EXERCISE DIRECTIONS
In the records below, find the line containing "Write the React, TypeScript" and the line containing "import * as". Give again exactly those lines and every line between them, omitting the pictures.

DATA FOR THIS EXERCISE

· · · · · · ·

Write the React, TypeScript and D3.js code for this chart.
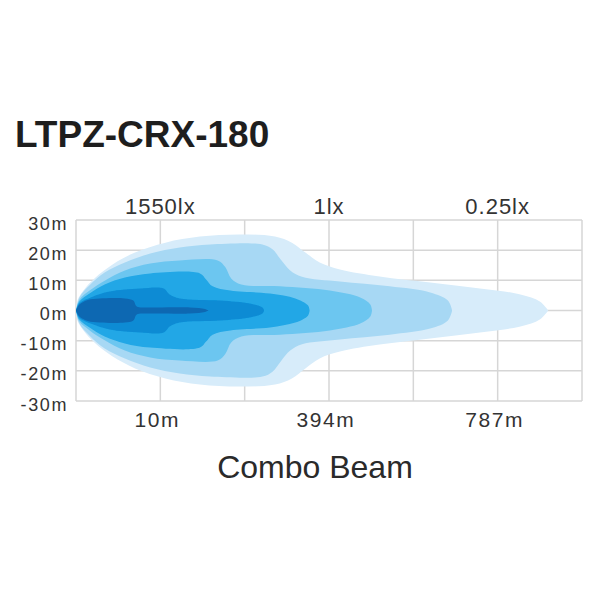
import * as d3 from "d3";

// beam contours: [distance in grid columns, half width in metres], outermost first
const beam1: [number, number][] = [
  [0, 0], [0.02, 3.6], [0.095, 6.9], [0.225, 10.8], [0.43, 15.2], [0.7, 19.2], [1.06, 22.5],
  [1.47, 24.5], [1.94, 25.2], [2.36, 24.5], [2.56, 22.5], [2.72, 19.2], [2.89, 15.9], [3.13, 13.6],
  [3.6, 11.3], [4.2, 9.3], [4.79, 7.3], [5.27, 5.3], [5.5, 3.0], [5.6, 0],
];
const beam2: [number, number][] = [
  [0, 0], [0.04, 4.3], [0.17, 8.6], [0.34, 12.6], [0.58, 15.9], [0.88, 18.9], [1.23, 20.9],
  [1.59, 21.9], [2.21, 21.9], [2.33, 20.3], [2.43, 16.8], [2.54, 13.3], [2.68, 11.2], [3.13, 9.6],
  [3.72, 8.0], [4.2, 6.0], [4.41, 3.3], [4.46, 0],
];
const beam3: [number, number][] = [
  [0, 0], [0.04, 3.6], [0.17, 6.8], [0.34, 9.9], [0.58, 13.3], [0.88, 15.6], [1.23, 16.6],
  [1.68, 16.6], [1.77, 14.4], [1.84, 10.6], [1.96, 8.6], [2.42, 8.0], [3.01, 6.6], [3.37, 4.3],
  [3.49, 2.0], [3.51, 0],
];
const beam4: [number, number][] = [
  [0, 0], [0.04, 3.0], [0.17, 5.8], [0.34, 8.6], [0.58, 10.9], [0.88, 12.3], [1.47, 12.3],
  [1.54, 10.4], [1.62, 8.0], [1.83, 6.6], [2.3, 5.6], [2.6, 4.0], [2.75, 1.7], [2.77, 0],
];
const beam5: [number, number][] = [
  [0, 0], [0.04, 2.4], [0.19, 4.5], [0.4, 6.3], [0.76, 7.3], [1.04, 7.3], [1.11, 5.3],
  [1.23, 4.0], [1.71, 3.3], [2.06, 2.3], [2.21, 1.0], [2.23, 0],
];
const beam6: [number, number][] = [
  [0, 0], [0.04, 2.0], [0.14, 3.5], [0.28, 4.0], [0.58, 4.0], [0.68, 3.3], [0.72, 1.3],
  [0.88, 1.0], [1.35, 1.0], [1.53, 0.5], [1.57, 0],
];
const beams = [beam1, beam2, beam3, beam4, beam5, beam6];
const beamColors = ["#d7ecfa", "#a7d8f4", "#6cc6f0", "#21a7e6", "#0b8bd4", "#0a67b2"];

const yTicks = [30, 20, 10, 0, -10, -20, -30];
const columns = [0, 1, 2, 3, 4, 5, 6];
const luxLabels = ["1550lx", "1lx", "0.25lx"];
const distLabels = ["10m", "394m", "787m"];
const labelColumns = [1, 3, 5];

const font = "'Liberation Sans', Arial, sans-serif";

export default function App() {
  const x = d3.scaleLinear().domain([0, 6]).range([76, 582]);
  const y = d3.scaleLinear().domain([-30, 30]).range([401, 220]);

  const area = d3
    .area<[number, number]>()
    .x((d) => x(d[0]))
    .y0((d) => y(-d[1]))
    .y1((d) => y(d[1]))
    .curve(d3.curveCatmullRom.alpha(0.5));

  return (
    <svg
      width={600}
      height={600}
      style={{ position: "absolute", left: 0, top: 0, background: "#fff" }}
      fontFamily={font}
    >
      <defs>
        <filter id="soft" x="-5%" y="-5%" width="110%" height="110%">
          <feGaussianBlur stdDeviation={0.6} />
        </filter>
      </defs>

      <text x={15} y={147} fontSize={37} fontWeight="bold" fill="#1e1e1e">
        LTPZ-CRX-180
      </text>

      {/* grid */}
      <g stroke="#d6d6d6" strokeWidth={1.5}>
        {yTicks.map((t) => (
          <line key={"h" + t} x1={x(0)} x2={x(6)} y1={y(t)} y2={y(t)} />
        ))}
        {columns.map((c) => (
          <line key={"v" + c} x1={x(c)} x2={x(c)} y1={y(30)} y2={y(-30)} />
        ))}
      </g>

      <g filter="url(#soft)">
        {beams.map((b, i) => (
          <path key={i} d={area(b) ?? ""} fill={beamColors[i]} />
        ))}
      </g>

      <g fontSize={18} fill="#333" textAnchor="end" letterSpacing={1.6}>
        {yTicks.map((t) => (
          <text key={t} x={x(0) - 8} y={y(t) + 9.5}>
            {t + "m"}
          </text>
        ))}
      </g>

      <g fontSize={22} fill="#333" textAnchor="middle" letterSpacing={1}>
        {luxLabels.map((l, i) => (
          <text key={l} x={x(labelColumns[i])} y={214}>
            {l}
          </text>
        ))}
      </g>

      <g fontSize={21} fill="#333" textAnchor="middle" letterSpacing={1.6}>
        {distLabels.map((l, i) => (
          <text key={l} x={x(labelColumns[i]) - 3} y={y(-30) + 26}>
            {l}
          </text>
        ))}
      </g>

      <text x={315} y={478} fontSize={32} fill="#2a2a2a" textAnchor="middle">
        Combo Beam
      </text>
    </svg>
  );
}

· · · · · · ·

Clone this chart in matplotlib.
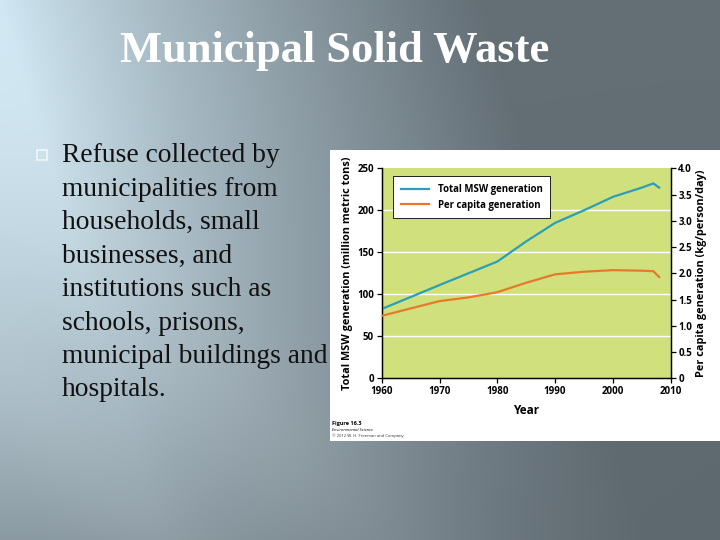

· · · · · · ·

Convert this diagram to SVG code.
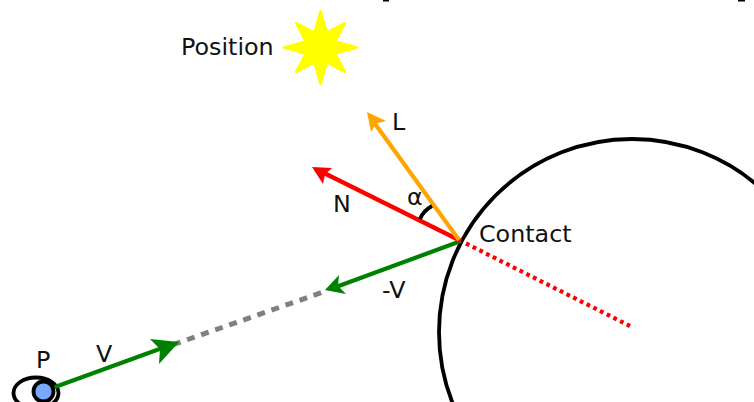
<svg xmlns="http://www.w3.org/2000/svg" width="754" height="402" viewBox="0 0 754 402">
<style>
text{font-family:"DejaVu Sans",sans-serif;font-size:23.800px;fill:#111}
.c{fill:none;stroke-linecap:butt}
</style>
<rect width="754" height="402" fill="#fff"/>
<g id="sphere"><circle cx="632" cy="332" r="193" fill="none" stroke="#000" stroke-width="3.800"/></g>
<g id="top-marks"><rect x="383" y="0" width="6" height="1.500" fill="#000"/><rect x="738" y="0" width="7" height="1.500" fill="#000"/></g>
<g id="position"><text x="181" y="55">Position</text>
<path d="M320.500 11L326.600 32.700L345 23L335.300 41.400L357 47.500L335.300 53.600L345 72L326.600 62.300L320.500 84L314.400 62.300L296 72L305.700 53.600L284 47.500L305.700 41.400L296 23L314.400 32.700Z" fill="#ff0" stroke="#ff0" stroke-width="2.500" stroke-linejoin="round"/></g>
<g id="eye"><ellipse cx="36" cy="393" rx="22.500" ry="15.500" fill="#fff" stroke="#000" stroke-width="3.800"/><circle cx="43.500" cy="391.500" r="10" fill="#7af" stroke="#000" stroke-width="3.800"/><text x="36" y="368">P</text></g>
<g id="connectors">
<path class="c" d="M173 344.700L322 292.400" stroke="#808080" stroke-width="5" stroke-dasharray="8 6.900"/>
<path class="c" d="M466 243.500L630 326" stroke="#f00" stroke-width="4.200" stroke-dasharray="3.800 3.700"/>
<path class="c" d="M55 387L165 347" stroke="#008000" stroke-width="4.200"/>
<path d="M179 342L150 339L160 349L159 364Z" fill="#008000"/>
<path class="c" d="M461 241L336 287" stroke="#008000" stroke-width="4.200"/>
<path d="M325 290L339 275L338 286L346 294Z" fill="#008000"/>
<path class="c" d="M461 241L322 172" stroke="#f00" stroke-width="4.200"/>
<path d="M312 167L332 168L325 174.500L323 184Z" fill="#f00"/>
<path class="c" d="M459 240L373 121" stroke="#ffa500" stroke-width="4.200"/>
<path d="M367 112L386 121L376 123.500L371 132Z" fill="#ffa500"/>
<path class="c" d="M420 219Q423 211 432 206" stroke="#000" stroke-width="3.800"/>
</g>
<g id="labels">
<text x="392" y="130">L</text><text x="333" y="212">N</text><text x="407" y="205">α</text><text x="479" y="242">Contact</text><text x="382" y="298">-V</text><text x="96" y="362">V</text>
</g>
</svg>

· · · · · · ·

ANSWER TO THE TASK
Write the React, TypeScript and D3.js code for this chart.
import * as d3 from "d3";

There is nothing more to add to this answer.